## What is required
Set down each line from the one containing "Recreate this image" to the one containing "293.06, 293.052, 293.045];", inclusive, exactly as written and with nothing further.

## Material for the task
□ □ □ □ □ □ □

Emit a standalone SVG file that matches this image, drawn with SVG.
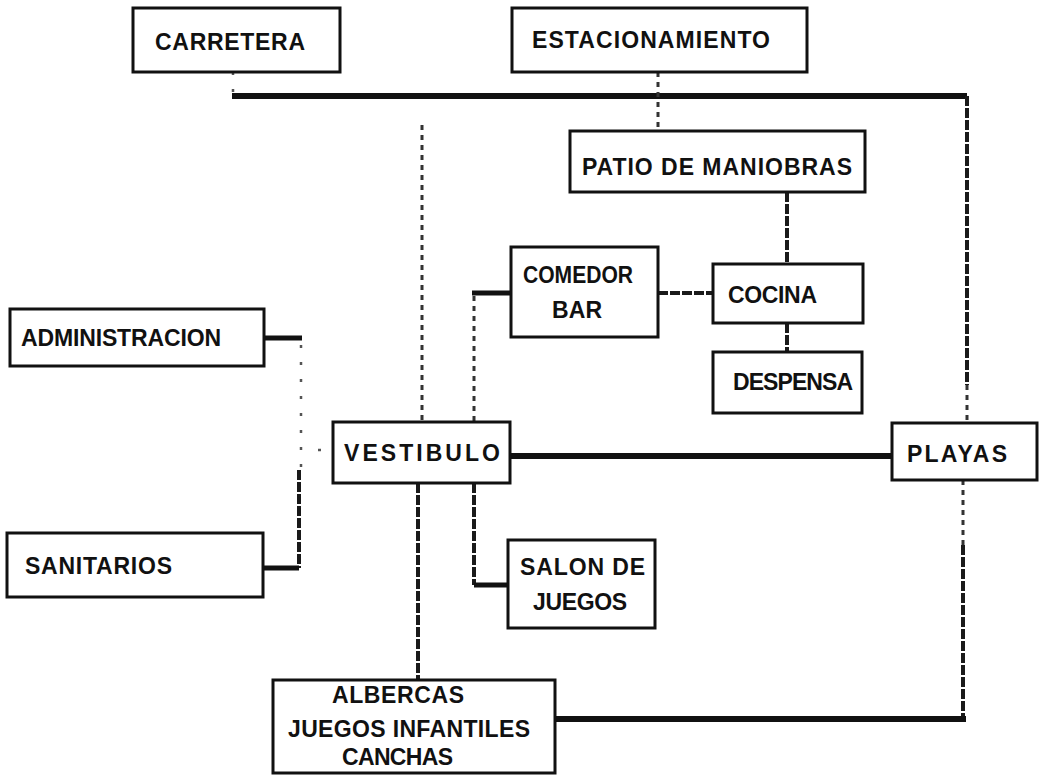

□ □ □ □ □ □ □

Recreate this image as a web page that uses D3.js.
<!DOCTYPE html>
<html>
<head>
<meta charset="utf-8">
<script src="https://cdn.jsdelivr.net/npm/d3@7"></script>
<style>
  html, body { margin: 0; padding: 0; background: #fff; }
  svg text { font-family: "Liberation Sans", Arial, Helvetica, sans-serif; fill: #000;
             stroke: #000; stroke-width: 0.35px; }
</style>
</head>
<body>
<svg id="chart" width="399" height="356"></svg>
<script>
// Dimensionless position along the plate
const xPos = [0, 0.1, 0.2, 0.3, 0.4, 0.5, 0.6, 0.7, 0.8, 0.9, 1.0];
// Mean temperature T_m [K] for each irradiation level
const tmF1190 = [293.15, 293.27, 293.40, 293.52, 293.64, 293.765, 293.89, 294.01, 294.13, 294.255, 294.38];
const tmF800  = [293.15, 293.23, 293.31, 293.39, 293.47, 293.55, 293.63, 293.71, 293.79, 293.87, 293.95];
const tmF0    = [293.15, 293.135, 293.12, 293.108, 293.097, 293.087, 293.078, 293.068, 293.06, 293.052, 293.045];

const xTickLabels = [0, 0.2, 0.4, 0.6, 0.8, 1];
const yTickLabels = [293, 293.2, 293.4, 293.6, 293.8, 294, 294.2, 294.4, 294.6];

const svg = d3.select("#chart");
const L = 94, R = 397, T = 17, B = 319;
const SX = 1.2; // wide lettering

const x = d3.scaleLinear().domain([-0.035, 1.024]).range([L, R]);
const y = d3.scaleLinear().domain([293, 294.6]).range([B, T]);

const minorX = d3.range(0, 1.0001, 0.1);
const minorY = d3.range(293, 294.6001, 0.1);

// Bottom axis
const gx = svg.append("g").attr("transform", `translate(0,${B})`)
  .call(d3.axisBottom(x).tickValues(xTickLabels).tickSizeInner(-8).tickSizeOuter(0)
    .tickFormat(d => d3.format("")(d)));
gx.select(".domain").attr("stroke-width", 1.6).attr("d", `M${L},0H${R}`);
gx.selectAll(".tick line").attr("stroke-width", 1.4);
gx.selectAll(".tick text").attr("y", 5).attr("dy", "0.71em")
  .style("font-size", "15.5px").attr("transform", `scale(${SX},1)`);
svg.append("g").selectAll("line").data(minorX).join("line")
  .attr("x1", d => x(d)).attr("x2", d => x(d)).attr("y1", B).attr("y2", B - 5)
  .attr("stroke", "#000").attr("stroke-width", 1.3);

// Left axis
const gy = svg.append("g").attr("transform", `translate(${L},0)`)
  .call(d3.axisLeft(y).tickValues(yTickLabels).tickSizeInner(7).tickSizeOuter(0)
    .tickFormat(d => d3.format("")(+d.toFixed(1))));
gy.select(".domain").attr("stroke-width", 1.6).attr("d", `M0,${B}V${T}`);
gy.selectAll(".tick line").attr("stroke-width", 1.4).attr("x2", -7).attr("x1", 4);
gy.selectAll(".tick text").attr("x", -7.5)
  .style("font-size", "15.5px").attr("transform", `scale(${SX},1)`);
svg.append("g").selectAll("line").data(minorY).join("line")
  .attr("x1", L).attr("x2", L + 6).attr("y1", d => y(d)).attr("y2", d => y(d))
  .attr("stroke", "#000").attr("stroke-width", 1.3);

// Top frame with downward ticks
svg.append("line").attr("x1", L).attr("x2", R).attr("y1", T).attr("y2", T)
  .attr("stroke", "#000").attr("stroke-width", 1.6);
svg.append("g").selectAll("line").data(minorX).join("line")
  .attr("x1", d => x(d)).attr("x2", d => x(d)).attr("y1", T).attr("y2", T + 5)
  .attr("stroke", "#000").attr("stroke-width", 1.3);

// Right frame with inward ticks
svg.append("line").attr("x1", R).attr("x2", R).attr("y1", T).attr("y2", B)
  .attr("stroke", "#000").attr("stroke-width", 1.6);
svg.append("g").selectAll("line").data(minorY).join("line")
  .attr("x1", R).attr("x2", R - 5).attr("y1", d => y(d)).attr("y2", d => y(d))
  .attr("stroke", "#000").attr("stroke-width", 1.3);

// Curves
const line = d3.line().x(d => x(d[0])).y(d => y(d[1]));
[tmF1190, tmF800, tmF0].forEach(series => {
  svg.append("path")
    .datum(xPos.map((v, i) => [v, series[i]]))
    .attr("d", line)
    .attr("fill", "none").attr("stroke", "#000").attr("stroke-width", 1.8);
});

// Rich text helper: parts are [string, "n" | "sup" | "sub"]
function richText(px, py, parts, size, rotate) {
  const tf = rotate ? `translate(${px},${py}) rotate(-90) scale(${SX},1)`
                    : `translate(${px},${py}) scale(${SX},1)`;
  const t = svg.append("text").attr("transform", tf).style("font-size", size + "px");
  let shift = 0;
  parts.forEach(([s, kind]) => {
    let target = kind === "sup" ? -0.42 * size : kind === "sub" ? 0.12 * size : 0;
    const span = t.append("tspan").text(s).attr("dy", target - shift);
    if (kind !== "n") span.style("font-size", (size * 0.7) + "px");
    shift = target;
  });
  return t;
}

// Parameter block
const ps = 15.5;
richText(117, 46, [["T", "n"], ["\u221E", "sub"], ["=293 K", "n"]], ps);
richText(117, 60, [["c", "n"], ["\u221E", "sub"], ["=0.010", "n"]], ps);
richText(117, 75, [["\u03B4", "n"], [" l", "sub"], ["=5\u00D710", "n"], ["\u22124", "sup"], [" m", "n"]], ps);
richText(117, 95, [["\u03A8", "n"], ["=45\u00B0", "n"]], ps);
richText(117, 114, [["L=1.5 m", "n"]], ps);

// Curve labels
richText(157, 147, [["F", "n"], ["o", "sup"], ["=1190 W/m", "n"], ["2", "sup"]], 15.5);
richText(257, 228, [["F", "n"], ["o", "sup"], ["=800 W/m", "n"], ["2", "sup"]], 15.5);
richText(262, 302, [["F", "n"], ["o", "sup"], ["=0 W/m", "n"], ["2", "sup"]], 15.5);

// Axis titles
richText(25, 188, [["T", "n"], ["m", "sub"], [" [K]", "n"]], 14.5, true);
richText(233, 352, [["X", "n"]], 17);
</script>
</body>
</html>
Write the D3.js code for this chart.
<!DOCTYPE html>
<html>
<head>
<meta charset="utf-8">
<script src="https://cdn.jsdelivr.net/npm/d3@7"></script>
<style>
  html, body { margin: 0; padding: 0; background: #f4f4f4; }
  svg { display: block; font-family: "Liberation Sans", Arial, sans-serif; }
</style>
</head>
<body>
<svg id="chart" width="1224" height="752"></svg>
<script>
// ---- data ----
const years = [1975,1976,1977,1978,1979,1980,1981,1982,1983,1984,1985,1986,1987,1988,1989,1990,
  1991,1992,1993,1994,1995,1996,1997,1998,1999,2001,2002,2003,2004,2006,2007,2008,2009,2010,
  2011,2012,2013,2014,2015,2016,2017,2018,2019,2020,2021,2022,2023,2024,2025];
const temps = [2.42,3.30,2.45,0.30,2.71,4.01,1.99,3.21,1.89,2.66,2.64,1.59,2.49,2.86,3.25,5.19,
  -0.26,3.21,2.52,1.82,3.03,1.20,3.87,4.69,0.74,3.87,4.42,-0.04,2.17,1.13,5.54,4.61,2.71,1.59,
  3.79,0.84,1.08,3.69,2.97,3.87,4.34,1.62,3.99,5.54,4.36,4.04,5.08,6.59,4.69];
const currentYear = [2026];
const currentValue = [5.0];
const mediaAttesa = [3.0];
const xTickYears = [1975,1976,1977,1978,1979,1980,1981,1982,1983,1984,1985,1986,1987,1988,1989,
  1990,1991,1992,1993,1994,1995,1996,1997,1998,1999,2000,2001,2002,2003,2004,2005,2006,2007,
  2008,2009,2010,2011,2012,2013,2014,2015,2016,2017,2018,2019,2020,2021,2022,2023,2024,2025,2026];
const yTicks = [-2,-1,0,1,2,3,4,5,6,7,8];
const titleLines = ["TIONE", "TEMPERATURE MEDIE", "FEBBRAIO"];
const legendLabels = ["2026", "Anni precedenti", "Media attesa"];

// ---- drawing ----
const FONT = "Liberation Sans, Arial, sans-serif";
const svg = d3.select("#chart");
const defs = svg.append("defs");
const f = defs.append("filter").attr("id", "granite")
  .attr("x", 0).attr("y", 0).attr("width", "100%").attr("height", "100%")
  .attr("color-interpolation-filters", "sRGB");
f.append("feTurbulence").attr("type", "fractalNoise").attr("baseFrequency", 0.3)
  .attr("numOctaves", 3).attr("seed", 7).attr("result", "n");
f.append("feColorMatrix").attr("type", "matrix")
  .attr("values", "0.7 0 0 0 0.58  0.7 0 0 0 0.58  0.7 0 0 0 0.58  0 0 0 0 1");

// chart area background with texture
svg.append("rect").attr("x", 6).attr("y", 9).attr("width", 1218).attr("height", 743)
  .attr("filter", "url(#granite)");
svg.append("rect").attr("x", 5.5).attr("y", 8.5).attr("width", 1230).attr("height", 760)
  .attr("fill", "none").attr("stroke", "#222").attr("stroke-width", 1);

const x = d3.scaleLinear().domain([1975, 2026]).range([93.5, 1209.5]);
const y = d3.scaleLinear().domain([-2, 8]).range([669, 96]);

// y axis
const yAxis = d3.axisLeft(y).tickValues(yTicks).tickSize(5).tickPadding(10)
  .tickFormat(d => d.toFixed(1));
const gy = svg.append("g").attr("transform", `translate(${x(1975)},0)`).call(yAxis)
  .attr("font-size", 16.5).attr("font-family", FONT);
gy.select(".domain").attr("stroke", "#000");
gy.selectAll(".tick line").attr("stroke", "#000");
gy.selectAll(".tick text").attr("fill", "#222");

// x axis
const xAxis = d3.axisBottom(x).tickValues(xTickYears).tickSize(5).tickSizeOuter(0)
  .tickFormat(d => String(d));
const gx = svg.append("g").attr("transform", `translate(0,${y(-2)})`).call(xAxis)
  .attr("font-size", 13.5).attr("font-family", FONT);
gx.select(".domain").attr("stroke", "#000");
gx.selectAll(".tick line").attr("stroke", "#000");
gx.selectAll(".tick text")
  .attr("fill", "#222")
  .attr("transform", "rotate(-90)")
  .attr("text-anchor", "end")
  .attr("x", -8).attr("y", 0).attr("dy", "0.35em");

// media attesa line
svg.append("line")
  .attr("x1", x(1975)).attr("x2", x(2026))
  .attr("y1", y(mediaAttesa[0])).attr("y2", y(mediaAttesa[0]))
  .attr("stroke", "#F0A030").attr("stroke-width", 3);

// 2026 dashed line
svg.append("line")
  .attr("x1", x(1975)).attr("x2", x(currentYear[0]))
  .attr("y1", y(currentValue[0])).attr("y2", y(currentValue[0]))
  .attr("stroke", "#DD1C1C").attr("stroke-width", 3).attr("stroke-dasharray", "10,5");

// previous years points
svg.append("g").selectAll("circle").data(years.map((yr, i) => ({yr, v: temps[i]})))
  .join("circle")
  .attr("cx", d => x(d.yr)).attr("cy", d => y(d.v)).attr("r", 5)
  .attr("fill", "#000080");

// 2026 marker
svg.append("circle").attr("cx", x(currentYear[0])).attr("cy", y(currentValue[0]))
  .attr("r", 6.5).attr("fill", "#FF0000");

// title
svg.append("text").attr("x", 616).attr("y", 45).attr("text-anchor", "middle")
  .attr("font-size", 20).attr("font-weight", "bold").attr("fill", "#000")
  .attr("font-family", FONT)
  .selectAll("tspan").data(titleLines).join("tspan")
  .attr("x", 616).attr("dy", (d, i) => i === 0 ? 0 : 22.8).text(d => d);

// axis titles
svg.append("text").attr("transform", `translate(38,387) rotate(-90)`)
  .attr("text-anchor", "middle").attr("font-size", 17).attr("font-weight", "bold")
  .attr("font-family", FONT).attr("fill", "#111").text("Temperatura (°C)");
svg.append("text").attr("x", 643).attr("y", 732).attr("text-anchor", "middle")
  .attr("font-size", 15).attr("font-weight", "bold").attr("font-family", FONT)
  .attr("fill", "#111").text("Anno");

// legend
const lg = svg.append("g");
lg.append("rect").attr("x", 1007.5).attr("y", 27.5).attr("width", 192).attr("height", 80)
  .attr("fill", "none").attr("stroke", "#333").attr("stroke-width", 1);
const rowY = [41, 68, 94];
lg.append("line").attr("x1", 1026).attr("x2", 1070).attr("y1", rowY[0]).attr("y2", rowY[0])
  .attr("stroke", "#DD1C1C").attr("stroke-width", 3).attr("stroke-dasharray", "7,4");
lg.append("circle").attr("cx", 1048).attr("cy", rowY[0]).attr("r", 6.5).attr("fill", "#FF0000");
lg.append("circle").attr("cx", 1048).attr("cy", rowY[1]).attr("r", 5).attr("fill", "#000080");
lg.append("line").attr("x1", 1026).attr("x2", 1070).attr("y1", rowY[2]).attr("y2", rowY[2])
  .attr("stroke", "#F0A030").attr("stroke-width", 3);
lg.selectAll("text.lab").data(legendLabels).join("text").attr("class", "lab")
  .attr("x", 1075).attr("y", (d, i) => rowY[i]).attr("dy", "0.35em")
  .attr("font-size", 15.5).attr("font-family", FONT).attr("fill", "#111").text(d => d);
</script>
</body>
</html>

□ □ □ □ □ □ □

## Exercise solution
Recreate this image as a web page that uses D3.js.
<!DOCTYPE html>
<html>
<head>
<meta charset="utf-8">
<script src="https://cdn.jsdelivr.net/npm/d3@7"></script>
<style>
  html, body { margin: 0; padding: 0; background: #fff; }
  svg text { font-family: "Liberation Sans", Arial, Helvetica, sans-serif; fill: #000;
             stroke: #000; stroke-width: 0.35px; }
</style>
</head>
<body>
<svg id="chart" width="399" height="356"></svg>
<script>
// Dimensionless position along the plate
const xPos = [0, 0.1, 0.2, 0.3, 0.4, 0.5, 0.6, 0.7, 0.8, 0.9, 1.0];
// Mean temperature T_m [K] for each irradiation level
const tmF1190 = [293.15, 293.27, 293.40, 293.52, 293.64, 293.765, 293.89, 294.01, 294.13, 294.255, 294.38];
const tmF800  = [293.15, 293.23, 293.31, 293.39, 293.47, 293.55, 293.63, 293.71, 293.79, 293.87, 293.95];
const tmF0    = [293.15, 293.135, 293.12, 293.108, 293.097, 293.087, 293.078, 293.068, 293.06, 293.052, 293.045];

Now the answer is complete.